◆ **What this task involves**
Please copy out exactly, and only, the lines between the line with "Generate a Python" and the line with "y_ticks = [0, 200, 400, 600, 800, 1000]", both included. Pictures are to be omitted.

◆ **Extracted material**
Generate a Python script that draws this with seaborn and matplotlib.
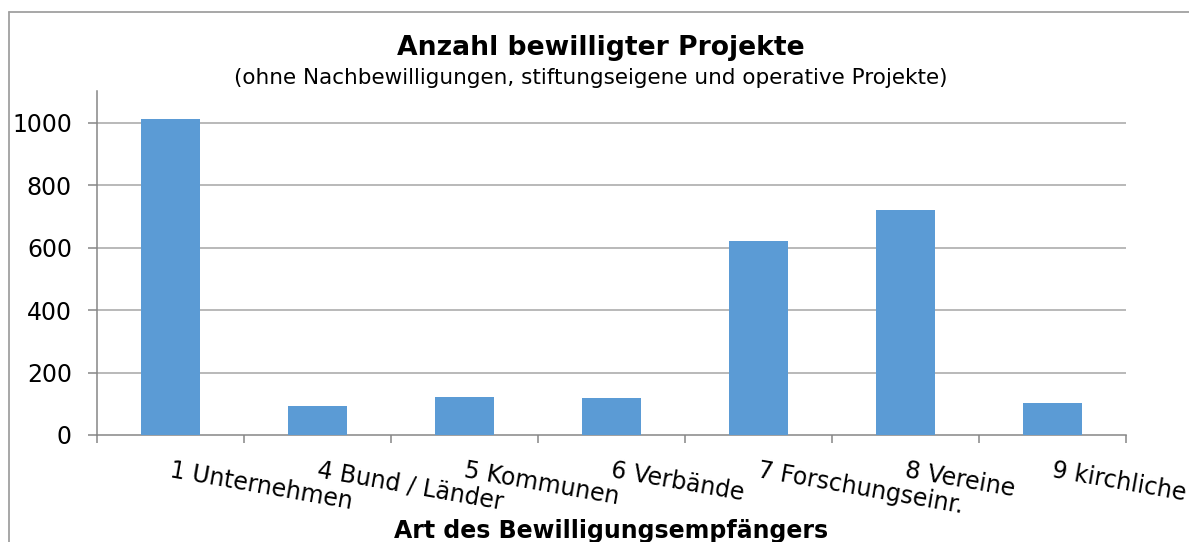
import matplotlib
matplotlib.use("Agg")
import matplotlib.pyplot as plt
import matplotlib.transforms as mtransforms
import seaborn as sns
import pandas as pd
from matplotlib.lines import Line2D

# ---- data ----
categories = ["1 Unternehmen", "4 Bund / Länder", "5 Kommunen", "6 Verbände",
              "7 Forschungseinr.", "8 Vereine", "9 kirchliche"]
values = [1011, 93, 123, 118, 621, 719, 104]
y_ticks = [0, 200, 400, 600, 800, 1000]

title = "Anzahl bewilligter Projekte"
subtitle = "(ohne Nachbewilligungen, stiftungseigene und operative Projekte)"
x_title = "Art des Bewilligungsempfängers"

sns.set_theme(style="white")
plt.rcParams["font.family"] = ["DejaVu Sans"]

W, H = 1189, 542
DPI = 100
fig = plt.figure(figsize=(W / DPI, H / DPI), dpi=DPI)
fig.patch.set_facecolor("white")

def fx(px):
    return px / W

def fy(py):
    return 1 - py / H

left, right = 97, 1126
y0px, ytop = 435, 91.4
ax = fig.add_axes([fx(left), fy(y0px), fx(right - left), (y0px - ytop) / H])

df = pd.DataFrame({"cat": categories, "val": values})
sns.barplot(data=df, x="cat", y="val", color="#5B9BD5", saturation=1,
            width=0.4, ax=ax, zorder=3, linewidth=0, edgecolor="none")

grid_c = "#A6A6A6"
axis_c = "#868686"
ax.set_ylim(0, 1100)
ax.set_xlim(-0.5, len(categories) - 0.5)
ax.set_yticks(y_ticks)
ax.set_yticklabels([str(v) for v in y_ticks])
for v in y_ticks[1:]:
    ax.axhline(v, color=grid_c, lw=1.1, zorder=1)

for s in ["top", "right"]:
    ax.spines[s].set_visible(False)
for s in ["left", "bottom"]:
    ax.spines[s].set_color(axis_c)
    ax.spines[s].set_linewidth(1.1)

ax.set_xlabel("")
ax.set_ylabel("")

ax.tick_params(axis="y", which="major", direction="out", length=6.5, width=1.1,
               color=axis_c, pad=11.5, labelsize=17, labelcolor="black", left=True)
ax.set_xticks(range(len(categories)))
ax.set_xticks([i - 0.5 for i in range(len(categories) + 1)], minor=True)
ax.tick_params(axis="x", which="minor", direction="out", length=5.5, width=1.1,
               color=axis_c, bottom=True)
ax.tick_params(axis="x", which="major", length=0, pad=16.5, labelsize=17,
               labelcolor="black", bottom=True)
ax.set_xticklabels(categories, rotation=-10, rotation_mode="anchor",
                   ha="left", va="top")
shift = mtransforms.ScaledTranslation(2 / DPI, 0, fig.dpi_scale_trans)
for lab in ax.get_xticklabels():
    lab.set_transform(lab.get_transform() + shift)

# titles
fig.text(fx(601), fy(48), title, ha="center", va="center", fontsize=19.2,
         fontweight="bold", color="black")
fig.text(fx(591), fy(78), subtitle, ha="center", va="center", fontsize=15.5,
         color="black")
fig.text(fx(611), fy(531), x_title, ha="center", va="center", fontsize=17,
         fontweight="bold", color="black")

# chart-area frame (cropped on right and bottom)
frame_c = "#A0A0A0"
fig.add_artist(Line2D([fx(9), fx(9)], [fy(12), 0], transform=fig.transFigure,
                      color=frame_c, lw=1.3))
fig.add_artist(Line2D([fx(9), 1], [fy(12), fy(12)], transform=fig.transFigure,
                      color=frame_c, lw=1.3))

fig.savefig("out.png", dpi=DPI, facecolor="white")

* * *

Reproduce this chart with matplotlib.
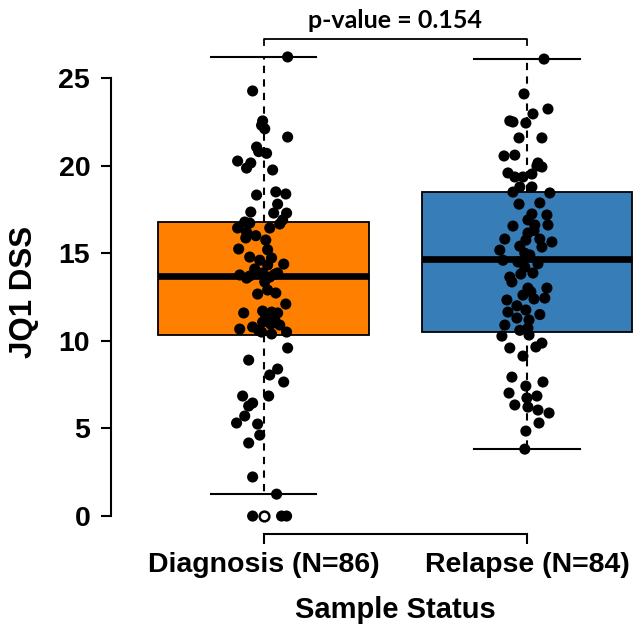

==

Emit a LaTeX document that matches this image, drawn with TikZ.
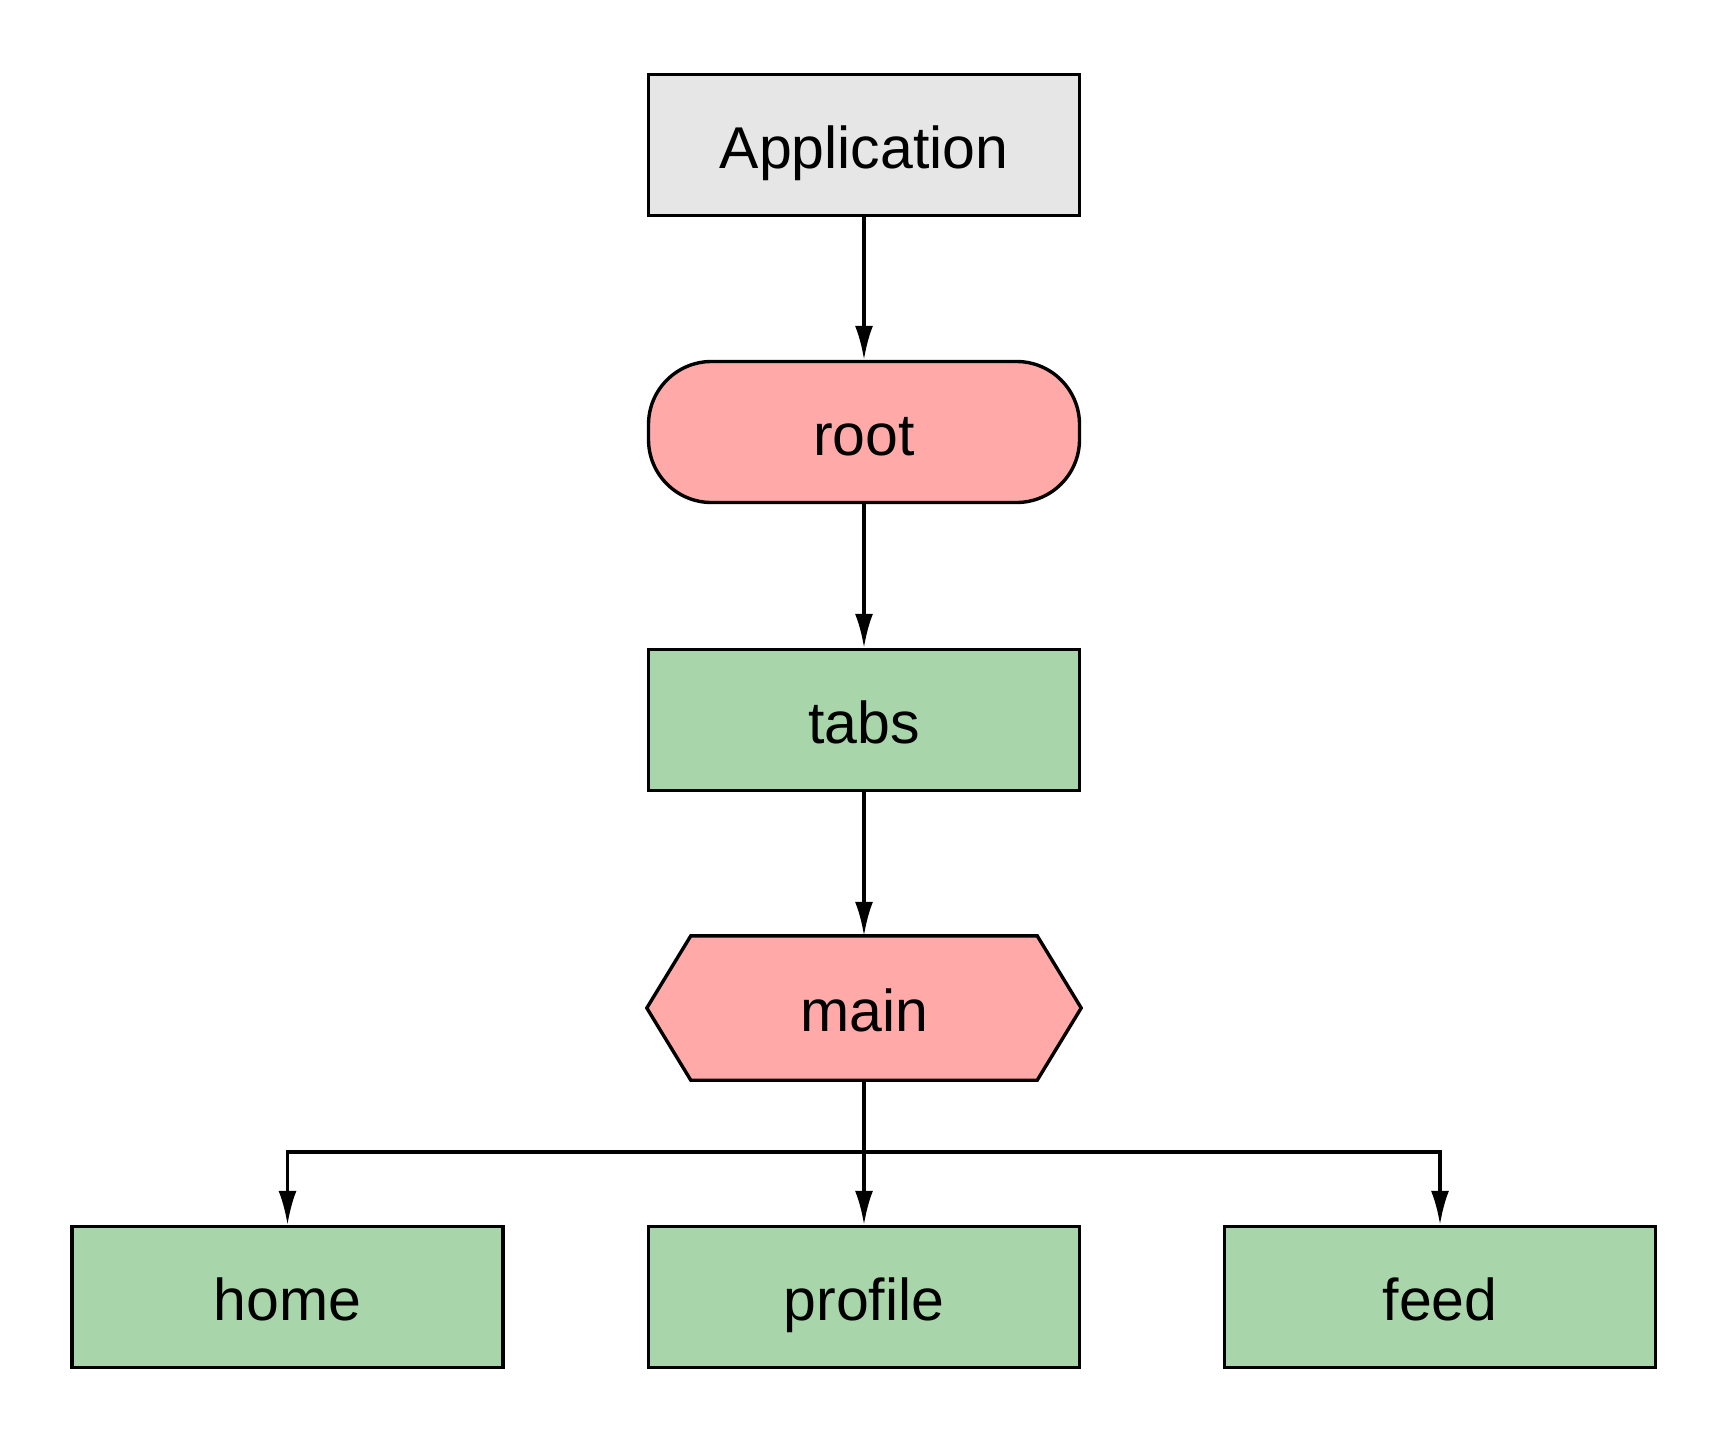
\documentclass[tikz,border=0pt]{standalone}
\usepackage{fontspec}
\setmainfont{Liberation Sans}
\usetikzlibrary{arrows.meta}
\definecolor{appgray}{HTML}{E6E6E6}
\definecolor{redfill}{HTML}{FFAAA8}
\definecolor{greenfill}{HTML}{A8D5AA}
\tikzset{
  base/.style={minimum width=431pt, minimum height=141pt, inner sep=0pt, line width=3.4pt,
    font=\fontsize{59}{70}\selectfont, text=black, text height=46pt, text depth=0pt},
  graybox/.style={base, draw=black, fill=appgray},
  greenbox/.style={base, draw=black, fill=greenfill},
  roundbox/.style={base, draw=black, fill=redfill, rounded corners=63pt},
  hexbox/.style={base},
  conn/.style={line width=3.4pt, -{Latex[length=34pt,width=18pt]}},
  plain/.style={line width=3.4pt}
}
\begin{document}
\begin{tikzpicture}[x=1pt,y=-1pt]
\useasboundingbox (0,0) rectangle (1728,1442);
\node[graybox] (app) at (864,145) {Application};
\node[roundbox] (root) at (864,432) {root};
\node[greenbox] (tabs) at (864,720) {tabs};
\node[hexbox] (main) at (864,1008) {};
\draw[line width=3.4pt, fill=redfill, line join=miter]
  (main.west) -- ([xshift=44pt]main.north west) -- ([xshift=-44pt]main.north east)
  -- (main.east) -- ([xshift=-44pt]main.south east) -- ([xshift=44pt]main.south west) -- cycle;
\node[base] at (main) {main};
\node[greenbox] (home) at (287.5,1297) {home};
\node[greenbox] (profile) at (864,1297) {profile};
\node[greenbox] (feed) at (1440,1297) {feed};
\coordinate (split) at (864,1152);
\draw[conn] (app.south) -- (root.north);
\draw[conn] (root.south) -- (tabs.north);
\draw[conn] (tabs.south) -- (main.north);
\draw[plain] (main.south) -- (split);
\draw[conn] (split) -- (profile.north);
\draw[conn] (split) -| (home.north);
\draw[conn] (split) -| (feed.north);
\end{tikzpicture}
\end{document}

◆ **Worked solution**
Generate a Python script that draws this with seaborn and matplotlib.
import matplotlib
matplotlib.use("Agg")
import matplotlib.pyplot as plt
import matplotlib.transforms as mtransforms
import seaborn as sns
import pandas as pd
from matplotlib.lines import Line2D

# ---- data ----
categories = ["1 Unternehmen", "4 Bund / Länder", "5 Kommunen", "6 Verbände",
              "7 Forschungseinr.", "8 Vereine", "9 kirchliche"]
values = [1011, 93, 123, 118, 621, 719, 104]
y_ticks = [0, 200, 400, 600, 800, 1000]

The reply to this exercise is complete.